Descriptions, Reviews, Etc.
Publisher Description:

The history of the Russian fascist movement in Harbin, Manchuria during the 1930s has become increasingly relevant to our understanding of modern Russia. As a railway junction and an important centre of the Jewish Diaspora, the city of Harbin became a focus of Russian emigration to Manchuria in the early 1930s, partly because of its proximity to the resource-rich Manchurian plains. In this multicultural and cosmopolitan setting the first Russian fascist groups were established. Based on an analysis of Russian civil society, Fascism in Manchuria sheds light on the impact of the newly-founded All-Russian Fascist Party on the Russian emigre community, employing the concept of 'dark' civil society.

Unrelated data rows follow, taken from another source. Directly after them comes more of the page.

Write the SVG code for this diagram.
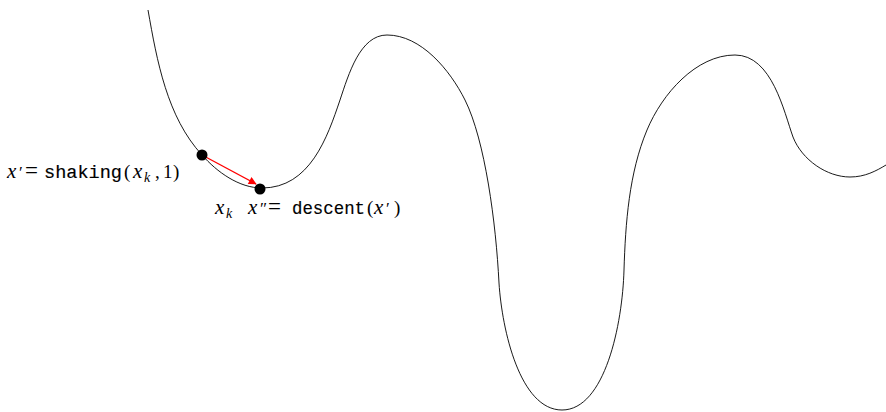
<svg xmlns="http://www.w3.org/2000/svg" width="886" height="412" viewBox="0 0 886 412">
<style>
.curve{fill:none;stroke:#000;stroke-width:0.9}
.dot{fill:#000}
.m{font-family:"Liberation Serif","DejaVu Serif",serif;font-size:19px;fill:#000}
.i{font-style:italic;font-size:21px}
.eq{font-size:23px}
.pr{font-size:17px}
.tt{font-family:"Liberation Mono","DejaVu Sans Mono",monospace;font-size:18px;fill:#000;stroke:#000;stroke-width:0.15}
.sub{font-size:14px;font-style:italic}
</style>
<defs>
<marker id="ah" viewBox="0 0 10 10" refX="9" refY="5" markerWidth="11" markerHeight="8" markerUnits="userSpaceOnUse" orient="auto">
<path d="M0,0 L10,5 L0,10 z" fill="#f00"/>
</marker>
</defs>
<rect width="886" height="412" fill="#fff"/>
<g id="landscape">
<path class="curve" d="M148,10 C157,61 167,117 202,155 C217,172 239,188 262,188 C310,188 327.5,137 340,100 C348.6,74.4 360,35 387,35 C421,35 450,70 465,100 C485,140 496,223 499,283 C502,330 520,410 562,410 C605,410 622.5,324 624,270 C625.5,223 629,173 647,130 C662,94 696,55 735,55 C772,55 784,112 793,137 C802,160 827,177 850,177 C865,177 876,171 886,165"/>
</g>
<g id="connectors">
<line x1="202" y1="155" x2="256" y2="184" stroke="#f00" stroke-width="1.3" marker-end="url(#ah)"/>
</g>
<g id="x-prime">
<circle class="dot" cx="202" cy="155" r="5.5"/>
<text class="m" y="178"><tspan class="i" x="7">x</tspan><tspan class="pr" x="19">′</tspan><tspan class="eq" x="25">=</tspan></text>
<text class="tt" x="44" y="178" textLength="78" lengthAdjust="spacingAndGlyphs">shaking</text>
<text class="m" y="178"><tspan x="124">(</tspan><tspan class="i" x="133">x</tspan><tspan class="sub" x="144" dy="4">k</tspan><tspan x="155" dy="-4">,</tspan><tspan x="163">1</tspan><tspan x="173">)</tspan></text>
</g>
<g id="x-k">
<circle class="dot" cx="260" cy="189" r="5.5"/>
<text class="m" y="214"><tspan class="i" x="215">x</tspan><tspan class="sub" x="226" dy="4">k</tspan></text>
</g>
<g id="x-double-prime">
<text class="m" y="214"><tspan class="i" x="248">x</tspan><tspan class="pr" x="260">″</tspan><tspan class="eq" x="268">=</tspan></text>
<text class="tt" x="292" y="214" textLength="73" lengthAdjust="spacingAndGlyphs">descent</text>
<text class="m" y="214"><tspan x="367">(</tspan><tspan class="i" x="374">x</tspan><tspan class="pr" x="386">′</tspan><tspan x="394">)</tspan></text>
</g>
</svg>
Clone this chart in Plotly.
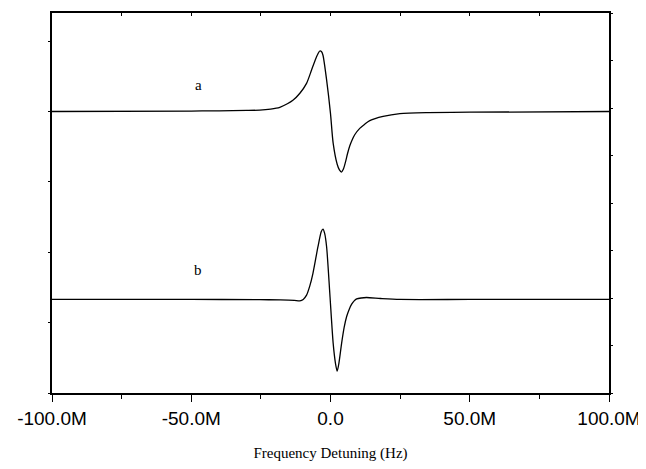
import plotly.graph_objects as go

# Trace a (left axis units), frequency in MHz
a_freq = [-100, -50, -40, -30, -25.4, -21.5, -18.2, -15.5, -13.5, -11.0, -8.6, -6.8, -5.3,
          -4.5, -3.85, -3.2, -2.7, -1.4, 0.0, 0.95, 2.4, 3.2, 3.9, 4.6, 5.3, 6.1, 6.9, 7.8,
          8.7, 10.5, 12.3, 14.1, 18.9, 24.9, 35, 50, 100]
a_sig = [4.0, 4.007, 4.01, 4.015, 4.02, 4.035, 4.06, 4.11, 4.16, 4.26, 4.40, 4.59, 4.75,
         4.82, 4.86, 4.85, 4.80, 4.45, 3.97, 3.55, 3.25, 3.17, 3.14, 3.18, 3.27, 3.40, 3.51, 3.60,
         3.67, 3.76, 3.82, 3.87, 3.93, 3.97, 3.985, 3.99, 4.0]

# Trace b (right axis units)
b_freq = [-100, -50, -25.4, -18.0, -13.0, -11.0, -9.8, -8.6, -7.4, -6.3, -4.5, -3.3, -2.7,
          -2.1, -1.4, -0.25, 0.95, 1.8, 2.4, 3.0, 4.0, 4.9, 5.8, 6.7, 7.6, 8.5, 9.4, 11.0,
          12.9, 18, 24.9, 50, 100]
b_sig = [1.97, 1.97, 1.965, 1.96, 1.95, 1.94, 1.97, 2.06, 2.26, 2.52, 3.08, 3.40, 3.45,
         3.36, 3.08, 2.10, 1.05, 0.62, 0.46, 0.62, 1.05, 1.38, 1.61, 1.76, 1.87, 1.94, 1.98, 2.0,
         2.01, 1.99, 1.97, 1.97, 1.97]

tick_vals = [-100e6, -50e6, 0, 50e6, 100e6]
tick_text = ["-100.0M", "-50.0M", "0.0", "50.0M", "100.0M"]
minor_vals = [-75e6, -25e6, 25e6, 75e6]

fig = go.Figure()
fig.add_trace(go.Scatter(x=[f * 1e6 for f in a_freq], y=a_sig, mode="lines",
                         line=dict(color="black", width=1.3, shape="spline", smoothing=0.7),
                         yaxis="y", showlegend=False))
fig.add_trace(go.Scatter(x=[f * 1e6 for f in b_freq], y=b_sig, mode="lines",
                         line=dict(color="black", width=1.3, shape="spline", smoothing=0.7),
                         yaxis="y2", showlegend=False))

fig.add_annotation(x=-47.4e6, y=4.375, xref="x", yref="y", text="a", showarrow=False,
                   font=dict(family="Liberation Serif", size=15, color="black"))
fig.add_annotation(x=-47.7e6, y=2.59, xref="x", yref="y2", text="b", showarrow=False,
                   font=dict(family="Liberation Serif", size=15, color="black"))

# the page body adds 8px on the top/left, margins compensate for it
fig.update_layout(
    width=646, height=469,
    margin=dict(l=44, r=45, t=5, b=84),
    paper_bgcolor="white", plot_bgcolor="white",
    xaxis=dict(range=[-100e6, 100e6], tickmode="array", tickvals=tick_vals, ticktext=tick_text,
               ticks="outside", ticklen=7, tickcolor="black", showgrid=False, zeroline=False,
               showline=True, linecolor="black", linewidth=1.5,
               tickfont=dict(family="Liberation Sans", size=19, color="black"),
               minor=dict(tickvals=minor_vals, ticks="outside", ticklen=4, tickcolor="black"),
               title=dict(text="Frequency Detuning (Hz)", standoff=20,
                          font=dict(family="Liberation Serif", size=15, color="black"))),
    xaxis2=dict(range=[-100e6, 100e6], overlaying="x", side="top", tickmode="array",
                tickvals=tick_vals + minor_vals, ticks="inside", ticklen=3, tickcolor="black",
                showticklabels=False, showgrid=False, zeroline=False,
                showline=True, linecolor="black", linewidth=1.5),
    yaxis=dict(range=[0, 5.4], dtick=1, tick0=0, ticks="outside", ticklen=2, tickcolor="black",
               showticklabels=False, showgrid=False, zeroline=False,
               showline=True, linecolor="black", linewidth=1.5),
    yaxis2=dict(range=[0, 8], dtick=1, tick0=0, overlaying="y", side="right",
                ticks="outside", ticklen=2, tickcolor="black",
                showticklabels=False, showgrid=False, zeroline=False,
                showline=True, linecolor="black", linewidth=1.5),
)

# invisible trace so the top axis is drawn
fig.add_trace(go.Scatter(x=[0], y=[0], xaxis="x2", yaxis="y", mode="markers",
                         marker=dict(opacity=0), showlegend=False, hoverinfo="skip"))

fig.write_html("out.html")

Suzanne Hohler demonstrates how fascist involvement in local civil society increasingly determined public opinion, examining the power of the military organizations, the symbols and style of the fascist organizations, the cult of the leader as well as the 'public-relations' activities of the fascist organizations and of the so-called Russian Club.
In this context the book provides not only insights into the history and ideology of the far eastern branch of Russian fascism and its transnational connections, but also touches upon a variety of issues of daily life in the city, issues such as education, drug addiction and hooliganism among Russian youth, the local YMCA, the famous Kaspe kidnapping and the rise of anti-Semitism. Fascist literature from Harbin is being republished in today's Russia, and Fascism in Manchuria provides an important historical context for the thinking and motives which drive the Russian right.